Writing in Tabata Japan while trying to catch wifi from the neighbors

Starting To Write Again

I am trying to write again, just for myself, to see if I can possibly put something together that might resemble a narrative; a book.

I have been thinking of some ideas, that might work or that might not.

  • One was a girl walking along a street in a small town; she gets hit by a bus and dies.
  • Another one was of a black student who suspects that she is being lied to about how well black students are being integrated into white America.

Another one is just a discussion; an essay, about how Americans are not in tune with the rest of the world.  Just as you can’t expect a Japanese person to understand the civil rights movement as it was experienced in America, so how can an American expect to understand certain aspects of Japanese culture?  What would be the best vehicle for this?  I think of travelogues, but I am really not sure if there is a way that I can pull a travelogue off with the limited amount of travelling that I have done.

I wonder if there is some way to tie it into circus.

I like luridness, can I somehow make it a lurid tale of travelling through cities; trying to fit in as locals?

Can it be a love story?

Can it be a lust story?

A sexually-charged multi-cultural road trip across the world?

Encountering a million people along the way – roadtripping, performing – vignettes.  First person, like a diary, or a journal, but even more so as a confession or a discussion with a best friend.

Learning about life, meeting fucked-up people…

Everyone he meets shares a truth, so everyone he meets affects the way that he deals with everyone else, but this is a curse; people cannot understand the shit he is saying because they have not had the life that he has had; that is to say, that they simply cannot put everything into the same context.

She is unshaven down below, rubbing up against me in the dark.  My hands move as if in a panic as I try to touch every curve of her body at once as we whisper rudely, moving together.

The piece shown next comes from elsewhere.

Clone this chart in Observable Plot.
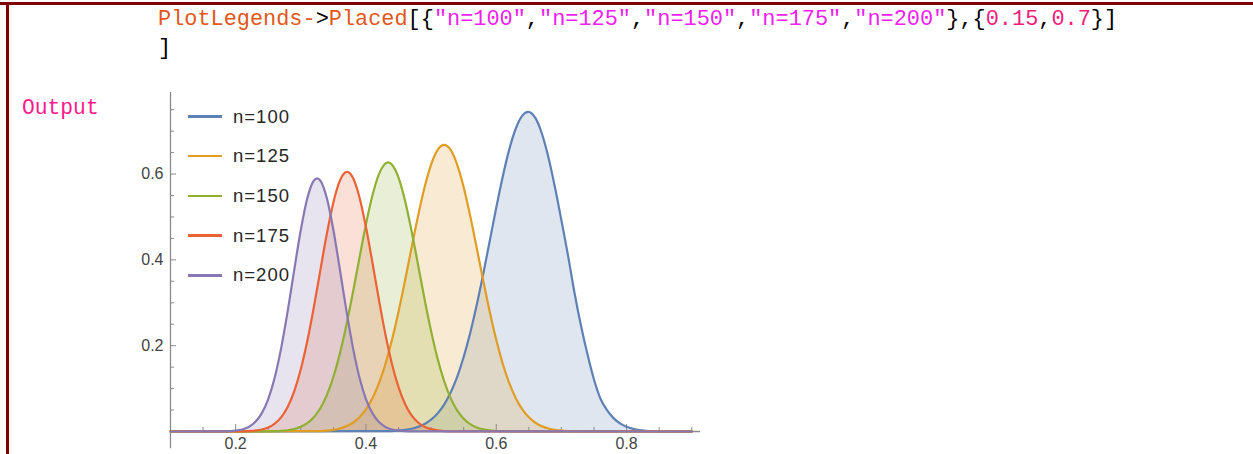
<!DOCTYPE html>
<html><head><meta charset="utf-8">
<script src="https://cdn.jsdelivr.net/npm/d3@7"></script>
<script src="https://cdn.jsdelivr.net/npm/@observablehq/plot@0.6"></script>
<style>
html,body{margin:0;padding:0;background:#fff;width:1253px;height:454px;overflow:hidden;}
#wrap{position:relative;width:1253px;height:454px;background:#fff;}
#chart{position:absolute;left:0;top:0;}
.bar{position:absolute;background:#800000;}
.code{position:absolute;font-family:"Liberation Mono","DejaVu Sans Mono",monospace;font-size:21.9px;line-height:22px;white-space:pre;color:#000;}
.kw{color:#E2571B;}
.str{color:#F020F0;}
.num{color:#F0207A;}
.out{color:#FF1A8C;}
#legend{position:absolute;left:188px;top:0;font-family:"Liberation Sans",Arial,sans-serif;font-size:18.5px;color:#262626;}
.item{position:absolute;left:0;height:22px;display:flex;align-items:center;white-space:nowrap;letter-spacing:1px;}
.sw{display:inline-block;width:34px;height:2.6px;margin-right:11px;}
</style></head><body>
<div id="wrap">
  <div id="chart"></div>
  <div class="bar" style="left:0;top:2px;width:1253px;height:3px"></div>
  <div class="bar" style="left:6px;top:2px;width:3px;height:452px"></div>
  <div class="code" style="left:158px;top:9px"><span class="kw">PlotLegends-</span>&gt;<span class="kw">Placed</span>[{<span class="str">"n=100"</span>,<span class="str">"n=125"</span>,<span class="str">"n=150"</span>,<span class="str">"n=175"</span>,<span class="str">"n=200"</span>},{<span class="num">0.15</span>,<span class="num">0.7</span>}]</div>
  <div class="code" style="left:158px;top:38px">]</div>
  <div class="code out" style="left:22px;top:96.5px;font-size:21.3px">Output</div>
  <div id="legend"></div>
</div>
<script>
const seriesNames = ["n=100", "n=125", "n=150", "n=175", "n=200"];
const seriesColors = ["#5E81B5", "#E19C24", "#8FB032", "#EB6235", "#8778B3"];

// n=100
const x100 = [0.10, 0.44, 0.45, 0.46, 0.47, 0.48, 0.49, 0.50, 0.51, 0.52, 0.53, 0.54, 0.55, 0.56, 0.57, 0.58, 0.59, 0.60, 0.61, 0.62, 0.63, 0.64, 0.649, 0.66, 0.67, 0.68, 0.69, 0.70, 0.71, 0.72, 0.73, 0.74, 0.75, 0.76, 0.77, 0.78, 0.79, 0.80, 0.81, 0.82, 0.83, 0.84, 0.85, 0.90];
const y100 = [0, 0.0011, 0.0021, 0.0037, 0.0064, 0.0107, 0.0174, 0.0275, 0.0422, 0.0628, 0.0908, 0.1274, 0.1736, 0.2295, 0.2947, 0.3671, 0.4441, 0.5214, 0.5943, 0.6575, 0.7061, 0.7361, 0.745, 0.7308, 0.6944, 0.6392, 0.5699, 0.4921, 0.4116, 0.3238, 0.2469, 0.18, 0.1212, 0.0764, 0.0497, 0.0312, 0.0189, 0.011, 0.0062, 0.0033, 0.0017, 0.0009, 0.0004, 0];
// n=125
const x125 = [0.10, 0.33, 0.34, 0.35, 0.36, 0.37, 0.38, 0.39, 0.40, 0.41, 0.42, 0.43, 0.44, 0.45, 0.46, 0.47, 0.48, 0.49, 0.50, 0.51, 0.52, 0.53, 0.54, 0.55, 0.56, 0.57, 0.58, 0.59, 0.60, 0.61, 0.62, 0.63, 0.64, 0.65, 0.66, 0.67, 0.68, 0.69, 0.70, 0.71, 0.72, 0.90];
const y125 = [0, 0.0011, 0.0021, 0.0039, 0.007, 0.0122, 0.0204, 0.033, 0.0515, 0.0775, 0.1126, 0.158, 0.2138, 0.2792, 0.352, 0.428, 0.5025, 0.5691, 0.6221, 0.6562, 0.668, 0.6562, 0.6221, 0.5691, 0.5025, 0.428, 0.352, 0.2792, 0.2138, 0.158, 0.1126, 0.0775, 0.0515, 0.033, 0.0204, 0.0122, 0.007, 0.0039, 0.0021, 0.0011, 0.0005, 0];
// n=150
const x150 = [0.10, 0.25, 0.26, 0.27, 0.28, 0.29, 0.30, 0.31, 0.32, 0.33, 0.34, 0.35, 0.36, 0.37, 0.38, 0.39, 0.40, 0.41, 0.42, 0.434, 0.44, 0.45, 0.46, 0.47, 0.48, 0.49, 0.50, 0.51, 0.52, 0.53, 0.54, 0.55, 0.56, 0.57, 0.58, 0.59, 0.60, 0.61, 0.62, 0.90];
const y150 = [0, 0.0003, 0.0007, 0.0014, 0.0029, 0.0057, 0.0108, 0.0193, 0.0331, 0.0542, 0.0849, 0.127, 0.1815, 0.2481, 0.3241, 0.4045, 0.4827, 0.5504, 0.5998, 0.627, 0.6219, 0.5917, 0.538, 0.4676, 0.3884, 0.3083, 0.2339, 0.1696, 0.1176, 0.0779, 0.0493, 0.0298, 0.0172, 0.0095, 0.005, 0.0025, 0.0012, 0.0006, 0.0002, 0];
// n=175
const x175 = [0.10, 0.21, 0.22, 0.23, 0.24, 0.25, 0.26, 0.27, 0.28, 0.29, 0.30, 0.31, 0.32, 0.33, 0.34, 0.35, 0.36, 0.371, 0.38, 0.39, 0.40, 0.41, 0.42, 0.43, 0.44, 0.45, 0.46, 0.47, 0.48, 0.49, 0.50, 0.51, 0.52, 0.53, 0.90];
const y175 = [0, 0.0004, 0.0009, 0.0022, 0.0047, 0.0095, 0.0184, 0.0336, 0.0578, 0.0942, 0.145, 0.2107, 0.2895, 0.3756, 0.4607, 0.5339, 0.5846, 0.605, 0.5913, 0.5461, 0.4767, 0.3931, 0.3063, 0.2255, 0.1569, 0.1032, 0.0641, 0.0376, 0.0209, 0.0109, 0.0054, 0.0025, 0.0011, 0.0005, 0];
// n=200
const x200 = [0.10, 0.18, 0.19, 0.20, 0.21, 0.22, 0.23, 0.24, 0.25, 0.26, 0.27, 0.28, 0.29, 0.30, 0.31, 0.32, 0.325, 0.33, 0.34, 0.35, 0.36, 0.37, 0.38, 0.39, 0.40, 0.41, 0.42, 0.43, 0.44, 0.45, 0.46, 0.47, 0.90];
const y200 = [0, 0.0003, 0.0008, 0.002, 0.0047, 0.0105, 0.0219, 0.0422, 0.0756, 0.126, 0.1955, 0.2816, 0.3772, 0.4696, 0.5435, 0.5846, 0.59, 0.5846, 0.5435, 0.4696, 0.3772, 0.2816, 0.1955, 0.126, 0.0756, 0.0422, 0.0219, 0.0105, 0.0047, 0.002, 0.0008, 0.0003, 0];

const xTicks = [0.2, 0.4, 0.6, 0.8];
const xMinorTicks = [0.15, 0.25, 0.3, 0.35, 0.45, 0.5, 0.55, 0.65, 0.7, 0.75, 0.85, 0.9];
const yTicks = [0.2, 0.4, 0.6];
const yMinorTicks = [0.05, 0.1, 0.15, 0.25, 0.3, 0.35, 0.45, 0.5, 0.55, 0.65, 0.7, 0.75];

const xsAll = [x100, x125, x150, x175, x200];
const ysAll = [y100, y125, y150, y175, y200];
const rows = [];
seriesNames.forEach((s, i) => xsAll[i].forEach((x, j) => rows.push({series: s, x, y: ysAll[i][j]})));

const xMin = 0.1, xMax = 0.9135, yMax = 0.79;
const W = 1253, H = 454, mL = 170, mR = 553, mT = 92, mB = 23;
const pxX = (xMax - xMin) / (W - mL - mR);
const pxY = yMax / (H - mT - mB);
const axisColor = "#8a8a8a";

const chart = Plot.plot({
  width: W, height: H,
  marginLeft: mL, marginRight: mR, marginTop: mT, marginBottom: mB,
  x: {domain: [xMin, xMax], label: null},
  y: {domain: [0, yMax], label: null},
  color: {domain: seriesNames, range: seriesColors},
  style: {background: "transparent", fontFamily: "'Liberation Sans', Arial, sans-serif", fontSize: "16px", color: "#444"},
  marks: [
    Plot.areaY(rows, {x: "x", y1: 0, y2: "y", z: "series", fill: "series", fillOpacity: 0.2, curve: "monotone-x"}),
    Plot.ruleY([0], {x1: xMin, x2: xMax, stroke: axisColor, strokeWidth: 1.3}),
    Plot.ruleX([xMin], {y1: -0.04, y2: yMax, stroke: axisColor, strokeWidth: 1.3}),
    Plot.ruleX(xTicks, {x: d => d, y1: 0, y2: 7 * pxY, stroke: axisColor}),
    Plot.ruleX(xMinorTicks, {x: d => d, y1: 0, y2: 4 * pxY, stroke: axisColor}),
    Plot.ruleY(yTicks, {y: d => d, x1: xMin, x2: xMin + 6 * pxX, stroke: axisColor}),
    Plot.ruleY(yMinorTicks, {y: d => d, x1: xMin, x2: xMin + 4 * pxX, stroke: axisColor}),
    Plot.line(rows, {x: "x", y: "y", z: "series", stroke: "series", strokeWidth: 2.2, curve: "monotone-x"}),
    Plot.axisX(xTicks, {tickSize: 0, tickPadding: 6, tickFormat: d => d.toFixed(1), fontSize: 16, color: "#444", label: null}),
    Plot.axisY(yTicks, {tickSize: 0, tickPadding: 7, tickFormat: d => d.toFixed(1), fontSize: 16, color: "#444", label: null})
  ]
});
document.getElementById("chart").appendChild(chart);

const legend = document.getElementById("legend");
seriesNames.forEach((s, i) => {
  const it = document.createElement("div");
  it.className = "item";
  it.style.top = (116.5 + 39.7 * i - 11) + "px";
  const sw = document.createElement("span");
  sw.className = "sw";
  sw.style.background = seriesColors[i];
  it.appendChild(sw);
  it.appendChild(document.createTextNode(s));
  legend.appendChild(it);
});
</script>
</body></html>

“I will agree with you.  Not because I think you are right, but because you are certain that you are.  With my implicit complicity, you will lay your cards out on the table like a proud fortune-teller and predict the fate of our world.  And you might let me fuck you.”

The dark-haired, slender Polish woman I am agreeing with right now is not beautiful – she is smart.  A post-doctorate fellow in Molecular Biology, she is taking a week of from research at her university in Nyon.  In one hour, as the party sighs its last alcoholic breaths, we will leave together to wander down the famous Ramblas of Barcelona looking for an all-night coffee shop, and not find one.

We will pass unconscious junkies and overweight hookers spilling out of their white spandex.  A man dressed as a sailor will lose a fight with a parked car and tumble off a curve, break his teeth on the pavement and curse drunkenly in French.

Used needles will litter the urine-drenched back alleys that hide from the mercury-lighted marble flagstones that lead to the towering statue of Christopher Columbus, who will be forever pointing proudly westwards towards the new world while pigeons shit on his head.

I agree with Columbus.

I also agree with the pigeons.

But just now, the rum is making me smile and this is making her smile.  She is prettier when she smiles; she has nice teeth and full lips.  She is telling me about life in Poland when she was still a child.  She is telling me about how her mother died.  She is telling me about how her father doesn’t speak much.  She is telling me about her grandmother.

She is not smiling anymore.

Neither am I.

We have run out of things to talk about, so I touch her hand just as the overhead fluorescent lights flicker on and the music fades out abruptly.

“We should get coffee somewhere,” I say.

“We should,” she agrees.

And we step out into the salty Mediterranean air as the eastern sky blooms pink with sun.